On Friday, I got to attend yet another exciting music event called Native Noise ‘09 in Auckland. The day was a little more significant than just another great line-up of New Zealand artists.
Native Noise was a celebration of Waitangi Day, a national holiday commemorating the signing of the Treaty of Waitangi in 1840. The treaty established principles that would govern the relationship between the Crown and the tāngata whenua (people of the land), the Māori people.
New Zealand’s Governor-General, the Honourable Anand Satyanand, remarked at the celebration, “We are unique in our country that the national day marks a day of peace.” While peace, equality, respect and an appreciation of diversity were definitely the themes of the day, there is sill much controversy over misinterpretation of the treaty and a failure to uphold its principles in modern times.
I was well aware of the Treaty of Waitangi when I studied in New Zealand before, but now I am becoming intimately involved with it. To get ethics approval from my university, I need to answer pages and pages of questions on how my documentary and research will uphold the principles of partnership, participation and protection that are outlined in the Treaty. At first, I found the answers obvious; all I want to do is share the efforts of the Māori popular music scene! How could this bring harm to any of my participants?

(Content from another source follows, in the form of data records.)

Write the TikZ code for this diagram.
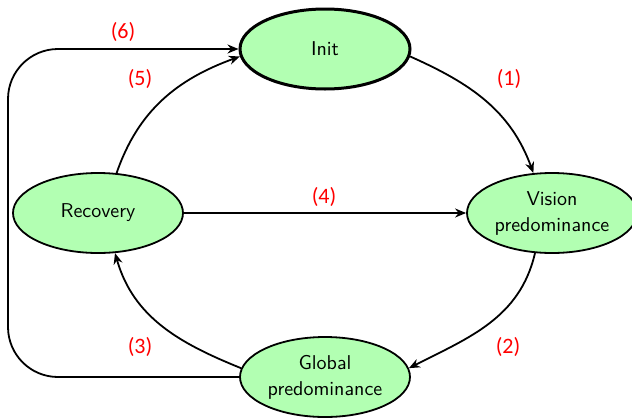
\documentclass[tikz,border=0pt]{standalone}
\usepackage{fontspec}
\newfontfamily\labelfont{Carlito}
\usetikzlibrary{shapes.geometric,arrows.meta}
\tikzset{
  state/.style={ellipse, draw=black, line width=0.9pt, fill=green!30,
    minimum width=85pt, minimum height=40pt, inner sep=0.5pt,
    font=\sffamily, align=center},
  initstate/.style={state, line width=1.5pt},
  trans/.style={line width=0.9pt, -{Stealth[length=5.5pt,width=4.5pt]}},
  tag/.style={text=red, font=\labelfont\fontsize{11}{13}\selectfont}
}
\begin{document}
\begin{tikzpicture}[x=0.5pt, y=-0.5pt]
\useasboundingbox (0,0) rectangle (632,418);

% states
\node[initstate] (init) at (325,49) {Init};
\node[state] (vision) at (552,213) {Vision\\[1pt]predominance};
\node[state] (recovery) at (98,213) {Recovery};
\node[state] (global) at (325,377) {Global\\[1pt]predominance};
\coordinate (leftrail) at (8,213);

% transitions
\draw[trans] (init.-5) to[out=-24, in=110] (vision.115);
\draw[trans] (vision.-113) to[out=-103, in=27] (global.6);
\draw[trans] (global.174) to[out=158, in=-74] (recovery.-67);
\draw[trans] (recovery) -- (vision);
\draw[trans] (recovery.65) to[out=71, in=200] (init.185);
\draw[trans, rounded corners=25pt] (global.west) -| (leftrail) |- (init.west);

% transition numbers
\node[tag] (t1) at (509,79) {(1)};
\node[tag] (t2) at (508,347) {(2)};
\node[tag] (t3) at (140,347) {(3)};
\node[tag] (t4) at (324,197) {(4)};
\node[tag] (t5) at (140,79) {(5)};
\node[tag] (t6) at (123,32) {(6)};
\end{tikzpicture}
\end{document}
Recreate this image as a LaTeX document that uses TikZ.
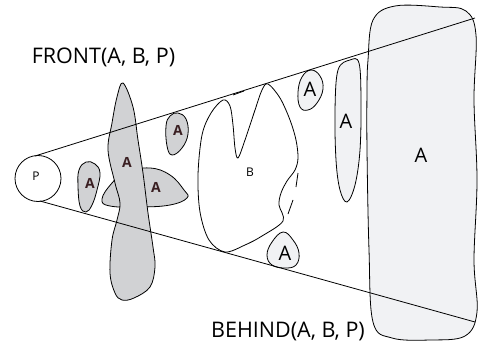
\documentclass[tikz,border=0pt]{standalone}
\usepackage{fontspec}
\setmainfont{Open Sans}
\definecolor{grayfill}{HTML}{D1D2D4}
\definecolor{lightfill}{HTML}{F1F2F4}
\definecolor{darkA}{HTML}{3A1F22}
\begin{document}
\begin{tikzpicture}[x=1pt,y=-1pt,
  outline/.style={draw=black,line width=0.8pt},
  lightA/.style={outline,fill=lightfill},
  grayA/.style={outline,fill=grayfill},
  conel/.style={draw=black,line width=0.8pt},
  hid/.style={draw=black,line width=0.8pt},
  biglab/.style={font=\fontsize{20}{22}\selectfont},
  graylab/.style={font=\fontsize{14}{16}\selectfont\bfseries,text=darkA},
  smalllab/.style={font=\fontsize{12}{14}\selectfont},
  title/.style={font=\fontsize{21.5}{24}\selectfont}]
\useasboundingbox (0,0) rectangle (481,350);
% big A at right
\path[lightA] plot[smooth cycle,tension=0.6] coordinates {(368,60) (373,20) (395,6) (440,7) (466,11) (476,35) (474,100) (477,180) (474,260) (477,312) (465,336) (430,340) (392,338) (373,322) (369,250) (367,150) (367,90)};
% tall A
\path[lightA] plot[smooth cycle,tension=0.6] coordinates {(350,60) (359,63) (361,100) (360,150) (355,185) (347,202) (340,190) (336,160) (335,110) (338,70)};
% small light A top and bottom
\path[lightA] plot[smooth cycle,tension=0.7] coordinates {(311,70) (320,76) (323,89) (317,103) (308,110) (300,107) (298,92) (302,77)};
\path[lightA] plot[smooth cycle,tension=0.7] coordinates {(283,232) (293,240) (299,253) (296,265) (285,268) (272,265) (267,255) (272,242)};
% gray shapes
\path[grayA] plot[smooth cycle,tension=0.7] coordinates {(102,199) (112,183) (126,172) (150,168) (170,175) (184,190) (187,198) (170,205) (140,207) (110,206)};
\path[grayA] plot[smooth cycle,tension=0.6] coordinates {(123,83) (133,107) (138,140) (143,173) (148,213) (153,247) (155,267) (150,287) (134,298) (122,300) (115,293) (110,273) (112,240) (117,220) (120,203) (115,183) (108,150) (112,123) (117,97)};
\path[grayA] plot[smooth cycle,tension=0.7] coordinates {(86,162) (95,164) (100,173) (97,190) (92,205) (86,212) (80,206) (78,186) (79,170)};
\path[grayA] plot[smooth cycle,tension=0.7] coordinates {(178,113) (186,119) (188,134) (182,148) (172,155) (167,146) (166,126) (170,116)};
% B shape
\path[outline] plot[smooth cycle,tension=0.55] coordinates {(223,100) (230,106) (233,125) (235,148) (238,158) (245,140) (255,110) (262,90) (268,84) (280,98) (290,120) (296,140) (298,158) (295,170) (287,181) (281,193) (279,205) (283,221) (262,236) (245,245) (225,252) (209,240) (200,212) (198,175) (202,135) (211,113)};
% hidden dashes
\draw[hid] (233,95) -- (244,91);
\draw[hid] (298,173) -- (296,187);
\draw[hid] (293,200) -- (288,214);
% P node
\node[draw,circle,line width=0.8pt,minimum size=46pt,inner sep=0pt] (P) at (38,178.5) {};
\node[smalllab] (Plab) at (36,176) {P};
% cone lines
\coordinate (ut) at (35,156);
\coordinate (lt) at (40,201);
\coordinate (ue) at (475,18);
\coordinate (le) at (475,322);
\draw[conel] (ut) -- (ue);
\draw[conel] (lt) -- (le);
% labels
\node[graylab] (a1) at (90,183) {A};
\node[graylab] (a2) at (127,162) {A};
\node[graylab] (a3) at (156,187) {A};
\node[graylab] (a4) at (178,130) {A};
\node[smalllab] (b) at (250,172) {B};
\node[biglab] (a5) at (310,89) {A};
\node[biglab] (a6) at (346,121) {A};
\node[biglab] (a7) at (285,253) {A};
\node[biglab] (a8) at (421,155) {A};
\node[title] (front) at (103.5,57) {FRONT(A, B, P)};
\node[title] (behind) at (288,331) {BEHIND(A, B, P)};
\end{tikzpicture}
\end{document}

As I come to know the Treaty of Waitangi, I can see the error of my initial line of thinking. I need to create an end product that is beneficial to the Māori community. I must ensure that my interview methods are sensitive to Māori world-views and tikanga (roughly translated, cultures and customs). I have to consider that my research participants are actually participants, and not subjects, a difference that at one time seemed like semantics. Even before I have gotten to explore the music scene in depth I have learned a tremendous amount about the basic biases that we bring into every situation, even in something as seemingly harmless as creating a documentary on popular music.
So now I enter into my project with a new found resolve to not only learn about the Māori popular music scene, but to learn to abandon these biases I unknowingly bring with me. I’m finding that to be open-minded and culturally sensitive is not nearly enough. While this adds a whole new layer of pressure, it is also an inspiring realization I have the opportunity to honor and even further the goals of the treaty.